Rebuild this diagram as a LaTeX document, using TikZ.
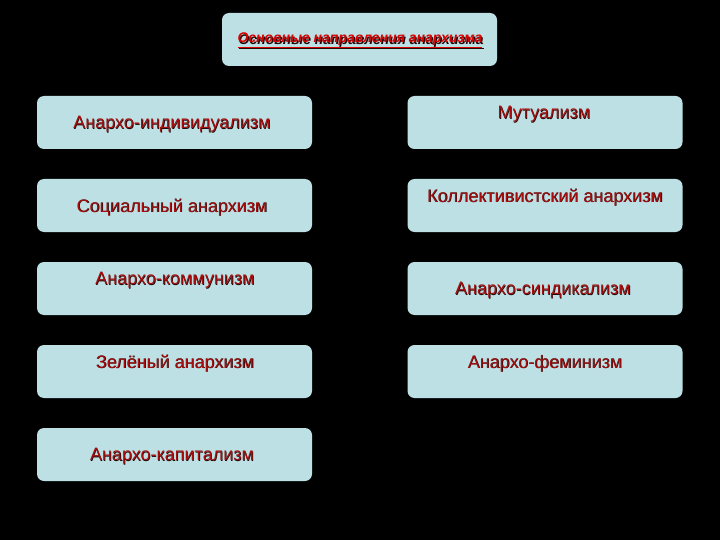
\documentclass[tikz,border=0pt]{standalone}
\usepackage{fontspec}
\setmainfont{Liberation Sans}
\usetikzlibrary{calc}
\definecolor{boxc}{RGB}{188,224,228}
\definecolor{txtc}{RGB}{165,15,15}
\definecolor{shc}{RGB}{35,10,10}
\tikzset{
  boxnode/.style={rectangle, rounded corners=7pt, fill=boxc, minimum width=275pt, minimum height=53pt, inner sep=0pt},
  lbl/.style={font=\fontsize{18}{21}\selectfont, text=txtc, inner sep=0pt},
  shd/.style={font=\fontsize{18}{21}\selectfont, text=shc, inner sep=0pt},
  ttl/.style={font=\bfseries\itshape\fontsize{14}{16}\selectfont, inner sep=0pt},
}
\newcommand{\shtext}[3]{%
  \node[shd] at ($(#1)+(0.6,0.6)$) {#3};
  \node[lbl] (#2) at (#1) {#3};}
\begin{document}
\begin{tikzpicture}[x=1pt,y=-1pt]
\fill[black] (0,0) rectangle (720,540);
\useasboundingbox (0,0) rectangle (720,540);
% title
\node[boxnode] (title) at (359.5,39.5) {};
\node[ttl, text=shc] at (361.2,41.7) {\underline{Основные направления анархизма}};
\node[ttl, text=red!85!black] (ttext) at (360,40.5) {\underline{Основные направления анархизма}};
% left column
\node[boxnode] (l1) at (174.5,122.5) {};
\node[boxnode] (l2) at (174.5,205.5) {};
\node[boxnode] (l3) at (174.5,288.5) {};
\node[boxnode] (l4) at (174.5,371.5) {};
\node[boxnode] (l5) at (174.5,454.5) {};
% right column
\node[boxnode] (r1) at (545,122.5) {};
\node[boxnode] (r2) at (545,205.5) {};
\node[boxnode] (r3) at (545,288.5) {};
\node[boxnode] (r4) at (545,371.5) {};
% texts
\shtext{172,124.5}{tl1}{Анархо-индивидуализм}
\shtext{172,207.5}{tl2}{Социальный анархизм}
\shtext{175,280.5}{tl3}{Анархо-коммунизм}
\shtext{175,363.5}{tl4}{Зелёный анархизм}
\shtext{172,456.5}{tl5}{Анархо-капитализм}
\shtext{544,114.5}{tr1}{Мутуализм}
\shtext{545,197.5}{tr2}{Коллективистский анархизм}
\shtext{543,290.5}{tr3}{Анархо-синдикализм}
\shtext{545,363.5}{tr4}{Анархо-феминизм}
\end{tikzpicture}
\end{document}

▸ **Problem statement**: Reproduce all of the material above word for word. Omit the pictures.

▸ **Finished task**:
Rebuild this diagram as a LaTeX document, using TikZ.
\documentclass[tikz,border=0pt]{standalone}
\usepackage{fontspec}
\setmainfont{Liberation Sans}
\usetikzlibrary{calc}
\definecolor{boxc}{RGB}{188,224,228}
\definecolor{txtc}{RGB}{165,15,15}
\definecolor{shc}{RGB}{35,10,10}
\tikzset{
  boxnode/.style={rectangle, rounded corners=7pt, fill=boxc, minimum width=275pt, minimum height=53pt, inner sep=0pt},
  lbl/.style={font=\fontsize{18}{21}\selectfont, text=txtc, inner sep=0pt},
  shd/.style={font=\fontsize{18}{21}\selectfont, text=shc, inner sep=0pt},
  ttl/.style={font=\bfseries\itshape\fontsize{14}{16}\selectfont, inner sep=0pt},
}
\newcommand{\shtext}[3]{%
  \node[shd] at ($(#1)+(0.6,0.6)$) {#3};
  \node[lbl] (#2) at (#1) {#3};}
\begin{document}
\begin{tikzpicture}[x=1pt,y=-1pt]
\fill[black] (0,0) rectangle (720,540);
\useasboundingbox (0,0) rectangle (720,540);
% title
\node[boxnode] (title) at (359.5,39.5) {};
\node[ttl, text=shc] at (361.2,41.7) {\underline{Основные направления анархизма}};
\node[ttl, text=red!85!black] (ttext) at (360,40.5) {\underline{Основные направления анархизма}};
% left column
\node[boxnode] (l1) at (174.5,122.5) {};
\node[boxnode] (l2) at (174.5,205.5) {};
\node[boxnode] (l3) at (174.5,288.5) {};
\node[boxnode] (l4) at (174.5,371.5) {};
\node[boxnode] (l5) at (174.5,454.5) {};
% right column
\node[boxnode] (r1) at (545,122.5) {};
\node[boxnode] (r2) at (545,205.5) {};
\node[boxnode] (r3) at (545,288.5) {};
\node[boxnode] (r4) at (545,371.5) {};
% texts
\shtext{172,124.5}{tl1}{Анархо-индивидуализм}
\shtext{172,207.5}{tl2}{Социальный анархизм}
\shtext{175,280.5}{tl3}{Анархо-коммунизм}
\shtext{175,363.5}{tl4}{Зелёный анархизм}
\shtext{172,456.5}{tl5}{Анархо-капитализм}
\shtext{544,114.5}{tr1}{Мутуализм}
\shtext{545,197.5}{tr2}{Коллективистский анархизм}
\shtext{543,290.5}{tr3}{Анархо-синдикализм}
\shtext{545,363.5}{tr4}{Анархо-феминизм}
\end{tikzpicture}
\end{document}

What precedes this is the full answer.